In Week 13, the total penalty yardage on passing plays skyrocketed to 876 total yards. This unusually high number of penalty yardage largely stemmed from a season-high 483 penalty yards via defensive pass interference penalties. When analyzing this number in context of Week 13, we realized that over half of these 483 yards came from six different pass interference calls of 25 yards or longer across various games, which created this unusual outlier in our data.

Overall cornerbacks allow the most penalty yardage by far of any position, nearly 4000 total yards per season.

In [None]:
from IPython.display import IFrame

#https://public.tableau.com/profile/dan.mcgee#!/vizhome/VisualizationofCoverageData/SuccessofCoverages
#https://public.tableau.com/views/USDroughtIntensityAnalysis2000-2018/USDroughtIntensity2000-2018?:embed=y&:display_count=yes

# Import Tableau Visualization 
IFrame('https://public.tableau.com/views/VisualizationofPenaltyData/FreeYardageVisualization?:embed=y&:display_count=yes&?:showVizHome=no', width = 750, height = 1000)

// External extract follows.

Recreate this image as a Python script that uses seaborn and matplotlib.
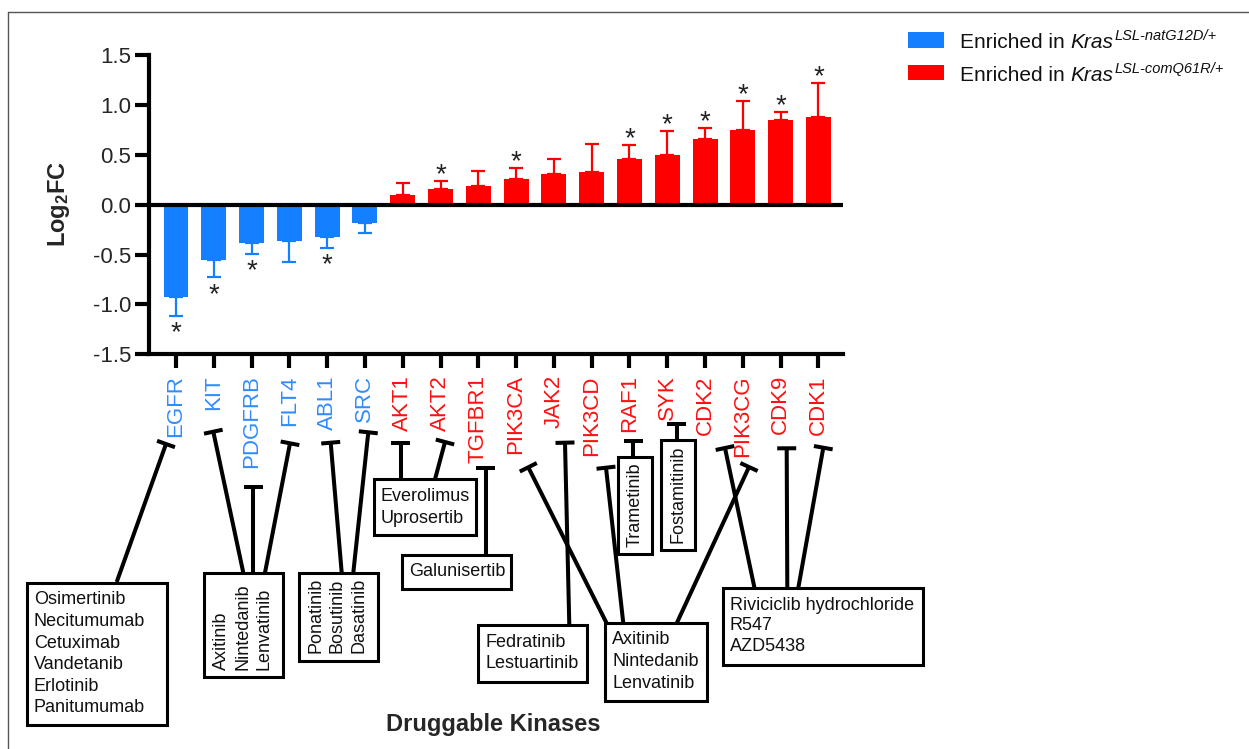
import numpy as np
import pandas as pd
import matplotlib
matplotlib.use('Agg')
import matplotlib.pyplot as plt
import seaborn as sns
from matplotlib.patches import Rectangle

# values
kinases = ['EGFR', 'KIT', 'PDGFRB', 'FLT4', 'ABL1', 'SRC', 'AKT1', 'AKT2', 'TGFBR1',
           'PIK3CA', 'JAK2', 'PIK3CD', 'RAF1', 'SYK', 'CDK2', 'PIK3CG', 'CDK9', 'CDK1']
log2fc = [-0.93, -0.55, -0.38, -0.36, -0.32, -0.18, 0.10, 0.16, 0.19,
          0.26, 0.31, 0.33, 0.46, 0.50, 0.66, 0.75, 0.85, 0.88]
sem = [0.19, 0.18, 0.11, 0.21, 0.11, 0.10, 0.12, 0.08, 0.15,
       0.11, 0.15, 0.28, 0.14, 0.24, 0.11, 0.29, 0.08, 0.34]
significant = [1, 1, 1, 0, 1, 0, 0, 1, 0, 1, 0, 0, 1, 1, 1, 1, 1, 1]
group = ['G12D'] * 6 + ['Q61R'] * 12
yticks = [-1.5, -1.0, -0.5, 0.0, 0.5, 1.0, 1.5]
legend_sup = {'G12D': 'LSL-natG12D/+', 'Q61R': 'LSL-comQ61R/+'}

W, H = 1249, 749
BLUE = '#1580ff'
RED = '#ff0000'
palette = {'G12D': BLUE, 'Q61R': RED}
label_colors = {'G12D': '#2f8cff', 'Q61R': '#ff1010'}

sns.set_theme(style='white')
plt.rcParams['font.family'] = ['Liberation Sans', 'DejaVu Sans']
plt.rcParams['axes.unicode_minus'] = False
plt.rcParams['mathtext.fontset'] = 'custom'
plt.rcParams['mathtext.rm'] = 'Liberation Sans'
plt.rcParams['mathtext.it'] = 'Liberation Sans:italic'
plt.rcParams['mathtext.bf'] = 'Liberation Sans:bold'

fig = plt.figure(figsize=(W / 100, H / 100), dpi=100)
ax = fig.add_axes([149 / W, 1 - 354.3 / H, (843 - 149) / W, (354.3 - 55) / H])

df = pd.DataFrame({'kinase': kinases, 'log2fc': log2fc, 'group': group})
sns.barplot(data=df, x='kinase', y='log2fc', hue='group', palette=palette,
            dodge=False, width=0.66, saturation=1, errorbar=None,
            legend=False, linewidth=0, ax=ax)

# one-sided error bars, pointing away from zero
x = np.arange(len(kinases))
vals = np.array(log2fc)
errs = np.array(sem)
lower = np.where(vals < 0, errs, 0)
upper = np.where(vals > 0, errs, 0)
grp = np.array(group)
for g, c in palette.items():
    m = grp == g
    ax.errorbar(x[m], vals[m], yerr=[lower[m], upper[m]], fmt='none',
                ecolor=c, elinewidth=1.6, capsize=5, capthick=1.6, zorder=0.5)

# significance stars
for i, (v, e, s) in enumerate(zip(vals, errs, significant)):
    if not s:
        continue
    end = v + e if v > 0 else v - e
    off = -1 if v > 0 else -17.5
    ax.annotate('*', xy=(i, end), xytext=(0, off), textcoords='offset points',
                ha='center', va='baseline', fontsize=20, color='#222222')

ax.axhline(0, color='black', lw=3, zorder=4)
ax.set_xlim(-0.714, 17.65)
ax.set_ylim(-1.5, 1.5)
ax.set_yticks(yticks)
ax.set_yticklabels([f'{t:.1f}' for t in yticks])
ax.set_xticks(x)
ax.set_xticklabels(kinases, rotation=90)
for lab, g in zip(ax.get_xticklabels(), group):
    lab.set_color(label_colors[g])
ax.tick_params(axis='both', length=10, width=3, color='black', direction='out',
               labelsize=16, left=True, bottom=True)
ax.tick_params(axis='x', pad=5)
ax.tick_params(axis='y', pad=3)
for side in ['top', 'right']:
    ax.spines[side].set_visible(False)
for side in ['left', 'bottom']:
    ax.spines[side].set_linewidth(3)
    ax.spines[side].set_color('black')

ax.set_ylabel(r'$\mathbf{Log_{2}FC}$', fontsize=17)
ax.yaxis.set_label_coords((59 - 149) / 694, (354.3 - 204) / 299.3)
ax.yaxis.label.set_va('center')
ax.set_xlabel('Druggable Kinases', fontsize=17, fontweight='bold')
ax.xaxis.set_label_coords((493 - 149) / 694, (354.3 - 725) / 299.3)
ax.xaxis.label.set_va('center')

# overlay in pixel coordinates for legend and drug annotations
ov = fig.add_axes([0, 0, 1, 1])
ov.set_xlim(0, W)
ov.set_ylim(H, 0)
ov.axis('off')
ov.patch.set_visible(False)
renderer = fig.canvas.get_renderer()

# legend (drawn piecewise so the italic superscript keeps its hyphen)
LEG_SIZE = 15
for (g, c), ytop, base in zip(palette.items(), [32, 64.5], [48, 81]):
    ov.add_patch(Rectangle((908, ytop), 36, 15.5, facecolor=c, edgecolor='none'))
    t = ov.text(960, base, 'Enriched in', fontsize=LEG_SIZE, ha='left',
                va='baseline', color='#111111')
    xx = t.get_window_extent(renderer=renderer).x1 + 0.278 * LEG_SIZE * 100 / 72
    t = ov.text(xx, base, 'Kras', fontsize=LEG_SIZE, style='italic', ha='left',
                va='baseline', color='#111111')
    xx = t.get_window_extent(renderer=renderer).x1 + 1
    ov.text(xx, base - 8.5, legend_sup[g], fontsize=LEG_SIZE * 0.7, style='italic',
            ha='left', va='baseline', color='#111111')

LW = 2.9


def inhibit(top, bottom, bar=19):
    (x0, y0), (x1, y1) = top, bottom
    ov.plot([x0, x1], [y0, y1], color='black', lw=LW, solid_capstyle='butt')
    d = np.array([x1 - x0, y1 - y0], dtype=float)
    d /= np.linalg.norm(d)
    n = np.array([-d[1], d[0]]) * bar / 2
    ov.plot([x0 - n[0], x0 + n[0]], [y0 - n[1], y0 + n[1]], color='black',
            lw=LW, solid_capstyle='butt')


def box(x0, y0, x1, y1):
    ov.add_patch(Rectangle((x0, y0), x1 - x0, y1 - y0, fill=False,
                           edgecolor='black', lw=2.2))


def lines_h(x0, ys, names):
    for y, t in zip(ys, names):
        ov.text(x0, y, t, fontsize=13, ha='left', va='center', color='#111111')


def lines_v(xs, y0, names):
    for xx, t in zip(xs, names):
        ov.text(xx, y0, t, fontsize=13, ha='center', va='bottom', rotation=90,
                color='#111111')


# EGFR
inhibit((166, 444), (116.7, 582))
box(26.7, 582.7, 166.7, 725)
lines_h(34, [600 + 21.6 * k for k in range(6)],
        ['Osimertinib', 'Necitumumab', 'Cetuximab', 'Vandetanib', 'Erlotinib', 'Panitumumab'])

# KIT / PDGFRB / FLT4
inhibit((213.3, 431.7), (243.3, 572.7))
inhibit((253.3, 486.7), (253.3, 572.7))
inhibit((290, 443.3), (265, 572.7))
box(204.3, 573.3, 282.7, 677.3)
lines_v([221.7, 242.7, 264.3], 670, ['Axitinib', 'Nintedanib', 'Lenvatinib'])

# ABL1 / SRC
inhibit((330.7, 442.7), (341.7, 572.7))
inhibit((368.3, 432.3), (353.3, 572.7))
box(299.3, 572.7, 378.3, 660.7)
lines_v([316, 337.3, 359], 653.3, ['Ponatinib', 'Bosutinib', 'Dasatinib'])

# AKT1 / AKT2
inhibit((400.7, 442.7), (400.7, 479.3))
inhibit((445, 442), (435, 479.3))
box(374, 479.3, 476, 535)
lines_h(380.7, [496.7, 518.3], ['Everolimus', 'Uprosertib'])

# TGFBR1
inhibit((486, 468.3), (486, 555))
box(401.7, 555, 511, 589.3)
lines_h(409.3, [571.7], ['Galunisertib'])

# JAK2
inhibit((565, 442.7), (569.3, 625))
box(478.3, 625, 587.3, 681.7)
lines_h(485.7, [642.3, 663.3], ['Fedratinib', 'Lestuartinib'])

# PIK3CA / PIK3CD / PIK3CG
inhibit((528.3, 467.3), (606.7, 623.3))
inhibit((606, 467.7), (623.3, 623.3))
inhibit((749, 467), (676.7, 623.3))
box(605.3, 623.3, 706.7, 700.7)
lines_h(612.3, [640, 661.7, 683.3], ['Axitinib', 'Nintedanib', 'Lenvatinib'])

# RAF1
inhibit((633.3, 440.7), (633.3, 457.3))
box(618.3, 457.3, 652.3, 554)
lines_v([635.5], 546.7, ['Trametinib'])

# SYK
inhibit((676.7, 424), (676.7, 440))
box(661, 440, 695, 550)
lines_v([678], 542.7, ['Fostamitinib'])

# CDK2 / CDK9 / CDK1
inhibit((725, 448), (754.5, 588))
inhibit((786.7, 448.3), (787.3, 588))
inhibit((823.3, 447.7), (798.3, 588))
box(722.7, 587.7, 922.7, 665)
lines_h(730, [605, 626, 646.7], ['Riviciclib hydrochloride', 'R547', 'AZD5438'])

# thin frame at the top-left of the panel
ov.plot([8, 8], [12, H], color='#555555', lw=1)
ov.plot([8, W], [12, 12], color='#555555', lw=1)

fig.savefig('out.png', dpi=100)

# Summary, Conclusions and Future Considerations
Facemask penalties can be called on almost any player on the field, but in terms of pass coverage, they are almost always called on cornerbacks. We can attribute this to the fact of smaller cornerbacks struggling to tackle larger wide receivers downfield, grabbing anywhere they can to bring their opponent down. Facemask discipline can be improved by working on tackling form or can be completely avoided if corners deny the receiver the ball completely.

When analyzing defensive holding calls, we came to a few conclusions regarding quarterback rollouts. When the quarterback finds no one to be open after making his reads, he may scramble out of the pocket to generate some offense. In these situations, it is likely the wide receiver may abandon his route to break free and get open for the quarterback. When this happens, it is more likely the cornerback is encouraged to hold the receiver as to not allow him to break loose and catch the ball. Put simply: the longer the quarterback has the ball in his hands, the more likely a defender is to hold. Defensive holding calls can thus be prevented with increased pass rush.

Defensive pass interference calls are the costliest of any penalty an NFL defense can commit, as they are on average 17.5 yards which is longer than the 15-yard maximum penalty given for personal fouls. Though cornerbacks are mainly to blame for committing pass interference, that is largely because they are the ones playing coverage on receivers nine times out of ten. Overall, NFL teams cannot typically expect that they will become more disciplined from a penalty standpoint as the year progresses as there is no direct downward trend in penalty yards per week as the season rolls on. However, if defenses can become more disciplined and stay away from defensive holding and pass interference, they will inevitably find more success as the free yardage and free downs that come with those plays can be detrimental.

In future situations, we would be interested to investigate the trends in pass coverage penalties compared to those in running situations. Some penalties we would be interested to investigate are facemasks and offensive and defensive holding.